[Task statement]
Reproduce all the lines exactly as they stand, apart from the pictures.

[Recorded information]

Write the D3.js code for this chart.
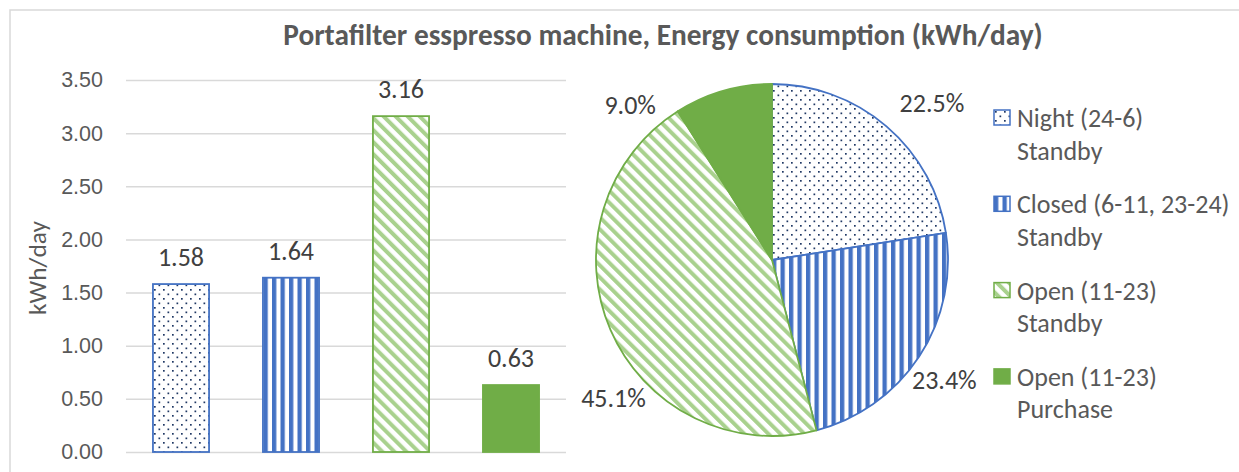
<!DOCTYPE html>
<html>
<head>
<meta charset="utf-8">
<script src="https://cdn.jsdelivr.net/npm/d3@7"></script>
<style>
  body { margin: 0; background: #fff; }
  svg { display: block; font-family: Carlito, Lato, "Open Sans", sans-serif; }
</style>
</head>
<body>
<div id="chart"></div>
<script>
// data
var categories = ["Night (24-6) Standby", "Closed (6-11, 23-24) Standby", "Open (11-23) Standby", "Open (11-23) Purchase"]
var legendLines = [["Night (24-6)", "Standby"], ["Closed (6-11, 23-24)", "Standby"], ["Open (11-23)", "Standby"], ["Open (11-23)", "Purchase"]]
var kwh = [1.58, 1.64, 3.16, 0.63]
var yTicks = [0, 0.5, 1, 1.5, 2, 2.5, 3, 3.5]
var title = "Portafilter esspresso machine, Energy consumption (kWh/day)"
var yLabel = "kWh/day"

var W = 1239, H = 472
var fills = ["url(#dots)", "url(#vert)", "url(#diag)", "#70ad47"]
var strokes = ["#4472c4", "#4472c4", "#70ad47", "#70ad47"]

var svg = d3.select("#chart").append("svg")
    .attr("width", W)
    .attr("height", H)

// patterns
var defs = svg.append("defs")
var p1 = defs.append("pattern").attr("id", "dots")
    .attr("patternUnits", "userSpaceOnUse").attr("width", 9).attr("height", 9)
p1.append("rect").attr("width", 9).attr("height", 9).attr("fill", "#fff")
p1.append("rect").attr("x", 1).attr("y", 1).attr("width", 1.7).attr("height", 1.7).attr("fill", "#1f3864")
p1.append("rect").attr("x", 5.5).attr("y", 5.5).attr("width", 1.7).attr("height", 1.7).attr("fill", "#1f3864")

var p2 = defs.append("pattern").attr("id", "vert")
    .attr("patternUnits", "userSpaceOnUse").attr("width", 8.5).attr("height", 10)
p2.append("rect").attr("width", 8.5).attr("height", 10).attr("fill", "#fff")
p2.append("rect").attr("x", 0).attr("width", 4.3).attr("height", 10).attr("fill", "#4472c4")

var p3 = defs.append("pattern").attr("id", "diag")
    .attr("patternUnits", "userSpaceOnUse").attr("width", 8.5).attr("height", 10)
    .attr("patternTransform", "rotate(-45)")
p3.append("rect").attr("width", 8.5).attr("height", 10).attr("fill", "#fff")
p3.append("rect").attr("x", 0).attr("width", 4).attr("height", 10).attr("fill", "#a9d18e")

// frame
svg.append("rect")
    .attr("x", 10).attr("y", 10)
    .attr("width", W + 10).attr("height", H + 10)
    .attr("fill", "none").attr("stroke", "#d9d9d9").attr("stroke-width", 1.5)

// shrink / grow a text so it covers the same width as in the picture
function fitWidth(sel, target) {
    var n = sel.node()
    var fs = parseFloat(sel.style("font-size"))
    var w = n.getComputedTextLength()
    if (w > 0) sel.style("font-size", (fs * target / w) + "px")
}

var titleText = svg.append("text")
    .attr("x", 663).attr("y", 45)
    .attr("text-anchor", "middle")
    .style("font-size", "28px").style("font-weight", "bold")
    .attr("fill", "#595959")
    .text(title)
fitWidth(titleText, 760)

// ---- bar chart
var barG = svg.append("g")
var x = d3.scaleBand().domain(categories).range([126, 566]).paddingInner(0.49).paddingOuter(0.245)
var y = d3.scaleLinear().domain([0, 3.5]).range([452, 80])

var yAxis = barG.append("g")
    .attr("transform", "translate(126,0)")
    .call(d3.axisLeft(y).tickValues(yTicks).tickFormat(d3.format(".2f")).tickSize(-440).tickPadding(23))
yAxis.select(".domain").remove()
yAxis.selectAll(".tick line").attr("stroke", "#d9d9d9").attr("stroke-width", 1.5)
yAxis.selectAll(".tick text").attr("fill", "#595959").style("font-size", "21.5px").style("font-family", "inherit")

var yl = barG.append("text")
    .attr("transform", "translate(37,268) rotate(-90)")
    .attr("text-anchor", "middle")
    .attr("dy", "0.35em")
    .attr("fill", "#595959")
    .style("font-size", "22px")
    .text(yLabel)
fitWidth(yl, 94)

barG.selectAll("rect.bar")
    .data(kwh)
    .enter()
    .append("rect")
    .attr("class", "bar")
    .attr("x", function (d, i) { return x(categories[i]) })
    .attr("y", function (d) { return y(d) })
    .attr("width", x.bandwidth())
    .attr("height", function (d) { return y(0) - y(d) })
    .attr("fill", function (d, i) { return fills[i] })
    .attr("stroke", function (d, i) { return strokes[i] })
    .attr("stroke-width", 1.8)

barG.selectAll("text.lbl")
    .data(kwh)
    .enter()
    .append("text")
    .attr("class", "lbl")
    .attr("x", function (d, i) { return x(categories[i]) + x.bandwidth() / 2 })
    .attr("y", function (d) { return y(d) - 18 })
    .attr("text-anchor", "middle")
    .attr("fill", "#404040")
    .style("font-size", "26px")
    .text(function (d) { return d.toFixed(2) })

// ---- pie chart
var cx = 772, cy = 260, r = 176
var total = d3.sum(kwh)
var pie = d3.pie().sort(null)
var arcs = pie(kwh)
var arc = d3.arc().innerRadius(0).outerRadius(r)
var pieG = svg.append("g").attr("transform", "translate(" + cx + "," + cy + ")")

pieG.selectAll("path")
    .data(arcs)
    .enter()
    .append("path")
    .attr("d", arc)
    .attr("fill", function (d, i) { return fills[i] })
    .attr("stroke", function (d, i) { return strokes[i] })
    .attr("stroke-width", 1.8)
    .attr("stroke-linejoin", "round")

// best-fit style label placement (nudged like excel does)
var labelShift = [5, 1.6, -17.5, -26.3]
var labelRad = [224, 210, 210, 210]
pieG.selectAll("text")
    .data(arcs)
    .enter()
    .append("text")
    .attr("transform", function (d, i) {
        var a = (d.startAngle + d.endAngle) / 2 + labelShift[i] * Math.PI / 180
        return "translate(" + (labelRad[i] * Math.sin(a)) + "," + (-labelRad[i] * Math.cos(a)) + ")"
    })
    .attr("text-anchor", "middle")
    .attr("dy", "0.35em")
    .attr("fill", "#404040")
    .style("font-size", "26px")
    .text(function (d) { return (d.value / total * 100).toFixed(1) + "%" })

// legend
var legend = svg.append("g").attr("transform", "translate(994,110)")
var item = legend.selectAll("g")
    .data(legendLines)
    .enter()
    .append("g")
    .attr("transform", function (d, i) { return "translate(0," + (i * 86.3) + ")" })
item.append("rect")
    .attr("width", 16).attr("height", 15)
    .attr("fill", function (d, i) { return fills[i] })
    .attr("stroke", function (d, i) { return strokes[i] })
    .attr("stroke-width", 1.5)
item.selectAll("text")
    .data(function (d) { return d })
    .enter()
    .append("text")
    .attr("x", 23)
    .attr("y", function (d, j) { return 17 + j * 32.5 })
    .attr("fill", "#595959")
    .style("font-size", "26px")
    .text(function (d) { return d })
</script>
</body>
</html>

[Correct result]
Write the D3.js code for this chart.
<!DOCTYPE html>
<html>
<head>
<meta charset="utf-8">
<script src="https://cdn.jsdelivr.net/npm/d3@7"></script>
<style>
  body { margin: 0; background: #fff; }
  svg { display: block; font-family: Carlito, Lato, "Open Sans", sans-serif; }
</style>
</head>
<body>
<div id="chart"></div>
<script>
// data
var categories = ["Night (24-6) Standby", "Closed (6-11, 23-24) Standby", "Open (11-23) Standby", "Open (11-23) Purchase"]
var legendLines = [["Night (24-6)", "Standby"], ["Closed (6-11, 23-24)", "Standby"], ["Open (11-23)", "Standby"], ["Open (11-23)", "Purchase"]]
var kwh = [1.58, 1.64, 3.16, 0.63]
var yTicks = [0, 0.5, 1, 1.5, 2, 2.5, 3, 3.5]
var title = "Portafilter esspresso machine, Energy consumption (kWh/day)"
var yLabel = "kWh/day"

var W = 1239, H = 472
var fills = ["url(#dots)", "url(#vert)", "url(#diag)", "#70ad47"]
var strokes = ["#4472c4", "#4472c4", "#70ad47", "#70ad47"]

var svg = d3.select("#chart").append("svg")
    .attr("width", W)
    .attr("height", H)

// patterns
var defs = svg.append("defs")
var p1 = defs.append("pattern").attr("id", "dots")
    .attr("patternUnits", "userSpaceOnUse").attr("width", 9).attr("height", 9)
p1.append("rect").attr("width", 9).attr("height", 9).attr("fill", "#fff")
p1.append("rect").attr("x", 1).attr("y", 1).attr("width", 1.7).attr("height", 1.7).attr("fill", "#1f3864")
p1.append("rect").attr("x", 5.5).attr("y", 5.5).attr("width", 1.7).attr("height", 1.7).attr("fill", "#1f3864")

var p2 = defs.append("pattern").attr("id", "vert")
    .attr("patternUnits", "userSpaceOnUse").attr("width", 8.5).attr("height", 10)
p2.append("rect").attr("width", 8.5).attr("height", 10).attr("fill", "#fff")
p2.append("rect").attr("x", 0).attr("width", 4.3).attr("height", 10).attr("fill", "#4472c4")

var p3 = defs.append("pattern").attr("id", "diag")
    .attr("patternUnits", "userSpaceOnUse").attr("width", 8.5).attr("height", 10)
    .attr("patternTransform", "rotate(-45)")
p3.append("rect").attr("width", 8.5).attr("height", 10).attr("fill", "#fff")
p3.append("rect").attr("x", 0).attr("width", 4).attr("height", 10).attr("fill", "#a9d18e")

// frame
svg.append("rect")
    .attr("x", 10).attr("y", 10)
    .attr("width", W + 10).attr("height", H + 10)
    .attr("fill", "none").attr("stroke", "#d9d9d9").attr("stroke-width", 1.5)

// shrink / grow a text so it covers the same width as in the picture
function fitWidth(sel, target) {
    var n = sel.node()
    var fs = parseFloat(sel.style("font-size"))
    var w = n.getComputedTextLength()
    if (w > 0) sel.style("font-size", (fs * target / w) + "px")
}

var titleText = svg.append("text")
    .attr("x", 663).attr("y", 45)
    .attr("text-anchor", "middle")
    .style("font-size", "28px").style("font-weight", "bold")
    .attr("fill", "#595959")
    .text(title)
fitWidth(titleText, 760)

// ---- bar chart
var barG = svg.append("g")
var x = d3.scaleBand().domain(categories).range([126, 566]).paddingInner(0.49).paddingOuter(0.245)
var y = d3.scaleLinear().domain([0, 3.5]).range([452, 80])

var yAxis = barG.append("g")
    .attr("transform", "translate(126,0)")
    .call(d3.axisLeft(y).tickValues(yTicks).tickFormat(d3.format(".2f")).tickSize(-440).tickPadding(23))
yAxis.select(".domain").remove()
yAxis.selectAll(".tick line").attr("stroke", "#d9d9d9").attr("stroke-width", 1.5)
yAxis.selectAll(".tick text").attr("fill", "#595959").style("font-size", "21.5px").style("font-family", "inherit")

var yl = barG.append("text")
    .attr("transform", "translate(37,268) rotate(-90)")
    .attr("text-anchor", "middle")
    .attr("dy", "0.35em")
    .attr("fill", "#595959")
    .style("font-size", "22px")
    .text(yLabel)
fitWidth(yl, 94)

barG.selectAll("rect.bar")
    .data(kwh)
    .enter()
    .append("rect")
    .attr("class", "bar")
    .attr("x", function (d, i) { return x(categories[i]) })
    .attr("y", function (d) { return y(d) })
    .attr("width", x.bandwidth())
    .attr("height", function (d) { return y(0) - y(d) })
    .attr("fill", function (d, i) { return fills[i] })
    .attr("stroke", function (d, i) { return strokes[i] })
    .attr("stroke-width", 1.8)

barG.selectAll("text.lbl")
    .data(kwh)
    .enter()
    .append("text")
    .attr("class", "lbl")
    .attr("x", function (d, i) { return x(categories[i]) + x.bandwidth() / 2 })
    .attr("y", function (d) { return y(d) - 18 })
    .attr("text-anchor", "middle")
    .attr("fill", "#404040")
    .style("font-size", "26px")
    .text(function (d) { return d.toFixed(2) })

// ---- pie chart
var cx = 772, cy = 260, r = 176
var total = d3.sum(kwh)
var pie = d3.pie().sort(null)
var arcs = pie(kwh)
var arc = d3.arc().innerRadius(0).outerRadius(r)
var pieG = svg.append("g").attr("transform", "translate(" + cx + "," + cy + ")")

pieG.selectAll("path")
    .data(arcs)
    .enter()
    .append("path")
    .attr("d", arc)
    .attr("fill", function (d, i) { return fills[i] })
    .attr("stroke", function (d, i) { return strokes[i] })
    .attr("stroke-width", 1.8)
    .attr("stroke-linejoin", "round")

// best-fit style label placement (nudged like excel does)
var labelShift = [5, 1.6, -17.5, -26.3]
var labelRad = [224, 210, 210, 210]
pieG.selectAll("text")
    .data(arcs)
    .enter()
    .append("text")
    .attr("transform", function (d, i) {
        var a = (d.startAngle + d.endAngle) / 2 + labelShift[i] * Math.PI / 180
        return "translate(" + (labelRad[i] * Math.sin(a)) + "," + (-labelRad[i] * Math.cos(a)) + ")"
    })
    .attr("text-anchor", "middle")
    .attr("dy", "0.35em")
    .attr("fill", "#404040")
    .style("font-size", "26px")
    .text(function (d) { return (d.value / total * 100).toFixed(1) + "%" })

// legend
var legend = svg.append("g").attr("transform", "translate(994,110)")
var item = legend.selectAll("g")
    .data(legendLines)
    .enter()
    .append("g")
    .attr("transform", function (d, i) { return "translate(0," + (i * 86.3) + ")" })
item.append("rect")
    .attr("width", 16).attr("height", 15)
    .attr("fill", function (d, i) { return fills[i] })
    .attr("stroke", function (d, i) { return strokes[i] })
    .attr("stroke-width", 1.5)
item.selectAll("text")
    .data(function (d) { return d })
    .enter()
    .append("text")
    .attr("x", 23)
    .attr("y", function (d, j) { return 17 + j * 32.5 })
    .attr("fill", "#595959")
    .style("font-size", "26px")
    .text(function (d) { return d })
</script>
</body>
</html>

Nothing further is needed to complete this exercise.